LIPPMAN: Well, I think it's accurate, but it's also important to note that the foreign minister of Saudi Arabia, Prince Saud al-Faisal, gave a quite significant speech to the representative assembly the other day in which he went out of his way to say that this war is about restoring the legitimate government of Yemen. And he studiously avoided any references to Iran or to the Shiite branch of Islam. And I think it's politically better for the Saudis to portray this as a campaign to restore the legitimate government of Yemen which they helped to engineer the creation of in the first place.
WERTHEIMER: Now, the Saudi campaign, the Saudi decision to send airstrikes into Yemen comes two months after King Salman took over the throne. It seems kind of an extraordinary thing to do so early in his tenure.
LIPPMAN: Yes, but keep in mind that outsiders - and that includes me - really know very little about the decision-making process inside the royal tent, so to speak. In any case, it's certainly the first big test, and in my opinion, a big gamble for King Salman.
WERTHEIMER: A big gamble - why?
LIPPMAN: Well, because there could be very negative consequences. I mean, first of all, they could lose. The Houthi rebels in Yemen could defy the bombing and succeed in taking over the country, which would be a mighty embarrassment, especially because Iran would then step in to fill the aid and friendship vacuum in Yemen. You could get civilian collateral damage in which the Saudis would be seen to be bombing Sunni Muslims in a neighboring country. Yemen is already the poorest country in the region and its prospects are getting worse, not better. If you get a complete state failure or breakdown of services in Yemen, which is also running out of water, you could have an uncontrollable flow of refugees or other trouble for Saudi Arabia.

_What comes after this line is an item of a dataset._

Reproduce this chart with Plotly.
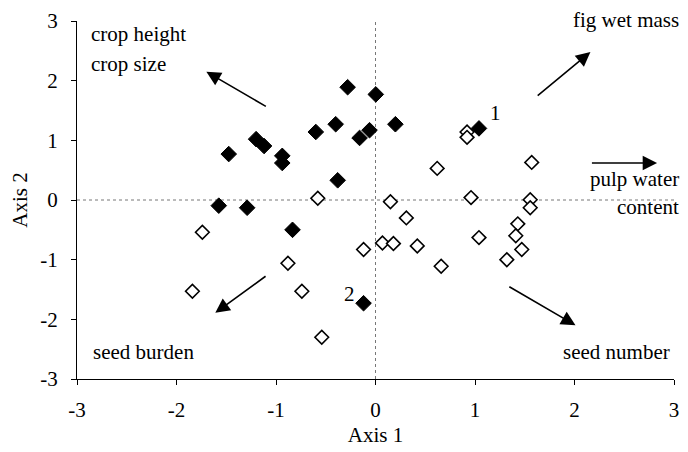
import plotly.graph_objects as go

# Group 1 (filled diamonds)
g1_x = [-1.475, -1.20, -1.12, -0.937, -0.937, -0.60, -0.40, -0.28, -0.16, -0.06,
        0.003, -0.38, 0.20, 1.04, -1.575, -1.29, -0.834, -0.12]
g1_y = [0.77, 1.02, 0.905, 0.74, 0.62, 1.14, 1.27, 1.89, 1.04, 1.17,
        1.77, 0.33, 1.27, 1.20, -0.095, -0.13, -0.50, -1.73]

# Group 2 (open diamonds)
g2_x = [-0.58, -1.74, -0.88, -0.12, 0.07, -1.84, -0.74, -0.54, 0.92, 0.92,
        0.62, 1.57, 0.15, 0.96, 1.555, 1.555, 0.31, 1.43, 1.41, 1.47,
        1.32, 1.04, 0.18, 0.42, 0.66]
g2_y = [0.03, -0.54, -1.06, -0.83, -0.72, -1.53, -1.53, -2.30, 1.14, 1.05,
        0.53, 0.63, -0.03, 0.04, 0.005, -0.13, -0.30, -0.40, -0.60, -0.83,
        -1.00, -0.63, -0.73, -0.77, -1.11]

# Variable vectors: (tail x, tail y, head x, head y)
vec_names = ["crop height / crop size", "fig wet mass", "pulp water content",
             "seed burden", "seed number"]
vec_tail_x = [-1.087, 1.615, 2.16, -1.09, 1.33]
vec_tail_y = [1.555, 1.73, 0.62, -1.26, -1.44]
vec_head_x = [-1.70, 2.16, 2.83, -1.61, 2.01]
vec_head_y = [2.15, 2.48, 0.62, -1.89, -2.10]

tick_vals = [-3, -2, -1, 0, 1, 2, 3]
tick_text = ["-3", "-2", "-1", "0", "1", "2", "3"]
FONT = "Liberation Serif"
TXT = 21

fig = go.Figure()
fig.add_trace(go.Scatter(
    x=g1_x, y=g1_y, mode="markers",
    marker=dict(symbol="diamond", size=12, color="black",
                line=dict(color="black", width=1)),
    showlegend=False, cliponaxis=False))
fig.add_trace(go.Scatter(
    x=g2_x, y=g2_y, mode="markers",
    marker=dict(symbol="diamond", size=10.5, color="white",
                line=dict(color="black", width=1.6)),
    showlegend=False, cliponaxis=False))

# dotted reference lines through the origin
fig.add_shape(type="line", x0=0, x1=0, y0=-3, y1=3, xref="x", yref="y",
              line=dict(color="#777777", width=1, dash="dot"), layer="below")
fig.add_shape(type="line", x0=-3, x1=3, y0=0, y1=0, xref="x", yref="y",
              line=dict(color="#777777", width=1, dash="dot"), layer="below")

for tx, ty, hx, hy in zip(vec_tail_x, vec_tail_y, vec_head_x, vec_head_y):
    fig.add_annotation(x=hx, y=hy, ax=tx, ay=ty, xref="x", yref="y",
                       axref="x", ayref="y", text="", showarrow=True,
                       arrowhead=2, arrowsize=1.8, arrowwidth=1.6,
                       arrowcolor="black", standoff=0, startstandoff=0)

W, H = 688, 452
L, R, T, B = 77, 9, 19, 73
labels = [
    ("crop height", 89, 32, "left"),
    ("crop size", 89, 62, "left"),
    ("fig wet mass", 686, 18, "right"),
    ("pulp water", 686, 178, "right"),
    ("content", 686, 206, "right"),
    ("seed burden", 91, 352, "left"),
    ("seed number", 677, 352, "right"),
]
for txt, px, py, anchor in labels:
    fig.add_annotation(
        x=(px - L) / (W - L - R), y=1 - (py - T) / (H - T - B),
        xref="paper", yref="paper", text=txt, showarrow=False,
        xanchor=anchor, yanchor="middle",
        font=dict(family=FONT, size=TXT, color="black"))

fig.add_annotation(x=1.21, y=1.45, xref="x", yref="y", text="1",
                   showarrow=False, font=dict(family=FONT, size=TXT, color="black"))
fig.add_annotation(x=-0.26, y=-1.58, xref="x", yref="y", text="2",
                   showarrow=False, font=dict(family=FONT, size=TXT, color="black"))

axis_common = dict(
    range=[-3, 3], tickvals=tick_vals, ticktext=tick_text, ticks="outside",
    ticklen=5, tickcolor="black", tickwidth=1, showgrid=False, zeroline=False,
    showline=True, linecolor="black", linewidth=1,
    tickfont=dict(family=FONT, size=TXT, color="black"),
)
fig.update_xaxes(**axis_common, ticklabelstandoff=7,
                 title=dict(text="Axis 1", font=dict(family=FONT, size=TXT, color="black"),
                            standoff=6))
fig.update_yaxes(**axis_common, ticklabelstandoff=9,
                 title=dict(text="Axis 2", font=dict(family=FONT, size=TXT, color="black"),
                            standoff=6))

fig.update_layout(
    width=W, height=H,
    margin=dict(l=L, r=R, t=T, b=B),
    plot_bgcolor="white", paper_bgcolor="white",
    showlegend=False,
)

fig.write_html("out.html")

WERTHEIMER: You haven't mentioned the possibility that this whole thing might open the door for al-Qaida, the al-Qaida in Yemen, to take advantage of the chaos.
LIPPMAN: Well, that's also correct. I mean, it's sort of the mirror image of the situation in Iraq. There, the fight against ISIS has sort of obscured the fight for control of the country. And in Yemen, the Saudis are taking on the Houthis, which could in fact relieve Houthi pressure on al-Qaida in the Arabian Peninsula, a group which is the Saudis' dedicated mortal enemy.
WERTHEIMER: So, do you think this was a miscalculation?
LIPPMAN: I don't know yet. Once President Hadi of Yemen fled the country a week ago and showed up in Riyadh, I mean, the Saudi's hand - they pretty much felt their hand was forced. How long they had been preparing for it, what kind of resources they had really prepared to put in, what happens if the air campaign isn't enough, I don't know. But I do think that if they took a gamble, it's a big gamble.